/---
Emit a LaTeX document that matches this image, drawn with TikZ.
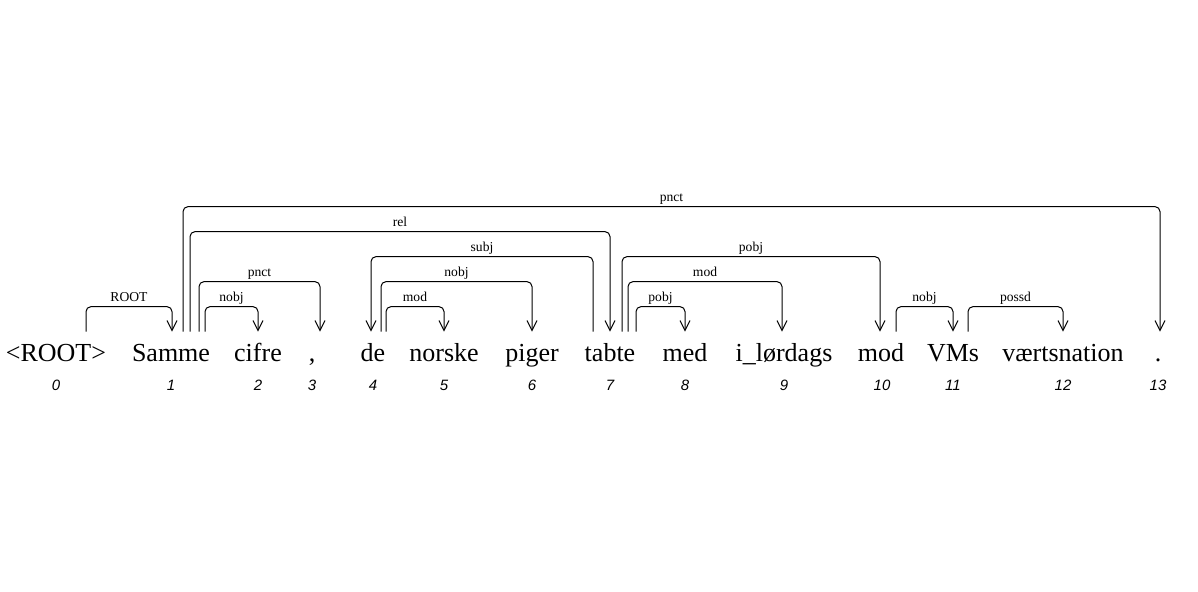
\documentclass[tikz,border=0pt]{standalone}
\usepackage{fontspec}
\setmainfont{Liberation Serif}
\newfontfamily\numfont{Liberation Sans}
\usetikzlibrary{arrows.meta,calc}

\begin{document}
\begin{tikzpicture}[
  x=0.5pt, y=-0.5pt,
  word/.style={anchor=base, inner sep=0pt, text height=14.5pt, font=\fontsize{13}{15}\selectfont},
  num/.style={anchor=base, inner sep=0pt, font=\numfont\itshape\fontsize{7.5}{9}\selectfont},
  dep/.style={-{Straight Barb[length=5pt,width=5pt]}, line width=0.5pt, rounded corners=2.5pt},
  lbl/.style={anchor=base, yshift=2.5pt, inner sep=0pt, font=\fontsize{6.8}{8}\selectfont}
]
\useasboundingbox (0,0) rectangle (1198,591);
% tokens
\node[word] (w0) at (56,361) {<ROOT>};
\node[word] (w1) at (171,361) {Samme};
\node[word] (w2) at (258,361) {cifre};
\node[word] (w3) at (312,361) {,};
\node[word] (w4) at (373,361) {de};
\node[word] (w5) at (444,361) {norske};
\node[word] (w6) at (532,361) {piger};
\node[word] (w7) at (610,361) {tabte};
\node[word] (w8) at (685,361) {med};
\node[word] (w9) at (784,361) {i\_lørdags};
\node[word] (w10) at (881,361) {mod};
\node[word] (w11) at (953,361) {VMs};
\node[word] (w12) at (1063,361) {værtsnation};
\node[word] (w13) at (1158,361) {.};
% indices
\node[num] (n0) at (56,390) {0};
\node[num] (n1) at (171,390) {1};
\node[num] (n2) at (258,390) {2};
\node[num] (n3) at (312,390) {3};
\node[num] (n4) at (373,390) {4};
\node[num] (n5) at (444,390) {5};
\node[num] (n6) at (532,390) {6};
\node[num] (n7) at (610,390) {7};
\node[num] (n8) at (685,390) {8};
\node[num] (n9) at (784,390) {9};
\node[num] (n10) at (882,390) {10};
\node[num] (n11) at (953,390) {11};
\node[num] (n12) at (1063,390) {12};
\node[num] (n13) at (1158,390) {13};
% arcs
\draw[dep] ($(w0.north)+(30,0)$) -- ++(0,-25) -| node[lbl,pos=.25]{ROOT} ($(w1.north)+(1,0)$);
\draw[dep] ($(w1.north)+(12,0)$) -- ++(0,-125) -| node[lbl,pos=.25]{pnct} ($(w13.north)+(2,0)$);
\draw[dep] ($(w1.north)+(19,0)$) -- ++(0,-100) -| node[lbl,pos=.25]{rel} (w7.north);
\draw[dep] ($(w1.north)+(28,0)$) -- ++(0,-50) -| node[lbl,pos=.25]{pnct} ($(w3.north)+(8,0)$);
\draw[dep] ($(w1.north)+(34,0)$) -- ++(0,-25) -| node[lbl,pos=.25]{nobj} (w2.north);
\draw[dep] ($(w7.north)+(-17,0)$) -- ++(0,-75) -| node[lbl,pos=.25]{subj} ($(w4.north)+(-2,0)$);
\draw[dep] ($(w4.north)+(8,0)$) -- ++(0,-50) -| node[lbl,pos=.25]{nobj} (w6.north);
\draw[dep] ($(w4.north)+(13,0)$) -- ++(0,-25) -| node[lbl,pos=.25]{mod} (w5.north);
\draw[dep] ($(w7.north)+(12,0)$) -- ++(0,-75) -| node[lbl,pos=.25]{pobj} ($(w10.north)+(-1,0)$);
\draw[dep] ($(w7.north)+(18,0)$) -- ++(0,-50) -| node[lbl,pos=.25]{mod} ($(w9.north)+(-2,0)$);
\draw[dep] ($(w7.north)+(26,0)$) -- ++(0,-25) -| node[lbl,pos=.25]{pobj} (w8.north);
\draw[dep] ($(w10.north)+(15,0)$) -- ++(0,-25) -| node[lbl,pos=.25]{nobj} (w11.north);
\draw[dep] ($(w11.north)+(15,0)$) -- ++(0,-25) -| node[lbl,pos=.25]{possd} (w12.north);
\end{tikzpicture}
\end{document}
\---
Aim: Exactly as written, return every line of the listing, but not the pictures.

Exercise solution:
Emit a LaTeX document that matches this image, drawn with TikZ.
\documentclass[tikz,border=0pt]{standalone}
\usepackage{fontspec}
\setmainfont{Liberation Serif}
\newfontfamily\numfont{Liberation Sans}
\usetikzlibrary{arrows.meta,calc}

\begin{document}
\begin{tikzpicture}[
  x=0.5pt, y=-0.5pt,
  word/.style={anchor=base, inner sep=0pt, text height=14.5pt, font=\fontsize{13}{15}\selectfont},
  num/.style={anchor=base, inner sep=0pt, font=\numfont\itshape\fontsize{7.5}{9}\selectfont},
  dep/.style={-{Straight Barb[length=5pt,width=5pt]}, line width=0.5pt, rounded corners=2.5pt},
  lbl/.style={anchor=base, yshift=2.5pt, inner sep=0pt, font=\fontsize{6.8}{8}\selectfont}
]
\useasboundingbox (0,0) rectangle (1198,591);
% tokens
\node[word] (w0) at (56,361) {<ROOT>};
\node[word] (w1) at (171,361) {Samme};
\node[word] (w2) at (258,361) {cifre};
\node[word] (w3) at (312,361) {,};
\node[word] (w4) at (373,361) {de};
\node[word] (w5) at (444,361) {norske};
\node[word] (w6) at (532,361) {piger};
\node[word] (w7) at (610,361) {tabte};
\node[word] (w8) at (685,361) {med};
\node[word] (w9) at (784,361) {i\_lørdags};
\node[word] (w10) at (881,361) {mod};
\node[word] (w11) at (953,361) {VMs};
\node[word] (w12) at (1063,361) {værtsnation};
\node[word] (w13) at (1158,361) {.};
% indices
\node[num] (n0) at (56,390) {0};
\node[num] (n1) at (171,390) {1};
\node[num] (n2) at (258,390) {2};
\node[num] (n3) at (312,390) {3};
\node[num] (n4) at (373,390) {4};
\node[num] (n5) at (444,390) {5};
\node[num] (n6) at (532,390) {6};
\node[num] (n7) at (610,390) {7};
\node[num] (n8) at (685,390) {8};
\node[num] (n9) at (784,390) {9};
\node[num] (n10) at (882,390) {10};
\node[num] (n11) at (953,390) {11};
\node[num] (n12) at (1063,390) {12};
\node[num] (n13) at (1158,390) {13};
% arcs
\draw[dep] ($(w0.north)+(30,0)$) -- ++(0,-25) -| node[lbl,pos=.25]{ROOT} ($(w1.north)+(1,0)$);
\draw[dep] ($(w1.north)+(12,0)$) -- ++(0,-125) -| node[lbl,pos=.25]{pnct} ($(w13.north)+(2,0)$);
\draw[dep] ($(w1.north)+(19,0)$) -- ++(0,-100) -| node[lbl,pos=.25]{rel} (w7.north);
\draw[dep] ($(w1.north)+(28,0)$) -- ++(0,-50) -| node[lbl,pos=.25]{pnct} ($(w3.north)+(8,0)$);
\draw[dep] ($(w1.north)+(34,0)$) -- ++(0,-25) -| node[lbl,pos=.25]{nobj} (w2.north);
\draw[dep] ($(w7.north)+(-17,0)$) -- ++(0,-75) -| node[lbl,pos=.25]{subj} ($(w4.north)+(-2,0)$);
\draw[dep] ($(w4.north)+(8,0)$) -- ++(0,-50) -| node[lbl,pos=.25]{nobj} (w6.north);
\draw[dep] ($(w4.north)+(13,0)$) -- ++(0,-25) -| node[lbl,pos=.25]{mod} (w5.north);
\draw[dep] ($(w7.north)+(12,0)$) -- ++(0,-75) -| node[lbl,pos=.25]{pobj} ($(w10.north)+(-1,0)$);
\draw[dep] ($(w7.north)+(18,0)$) -- ++(0,-50) -| node[lbl,pos=.25]{mod} ($(w9.north)+(-2,0)$);
\draw[dep] ($(w7.north)+(26,0)$) -- ++(0,-25) -| node[lbl,pos=.25]{pobj} (w8.north);
\draw[dep] ($(w10.north)+(15,0)$) -- ++(0,-25) -| node[lbl,pos=.25]{nobj} (w11.north);
\draw[dep] ($(w11.north)+(15,0)$) -- ++(0,-25) -| node[lbl,pos=.25]{possd} (w12.north);
\end{tikzpicture}
\end{document}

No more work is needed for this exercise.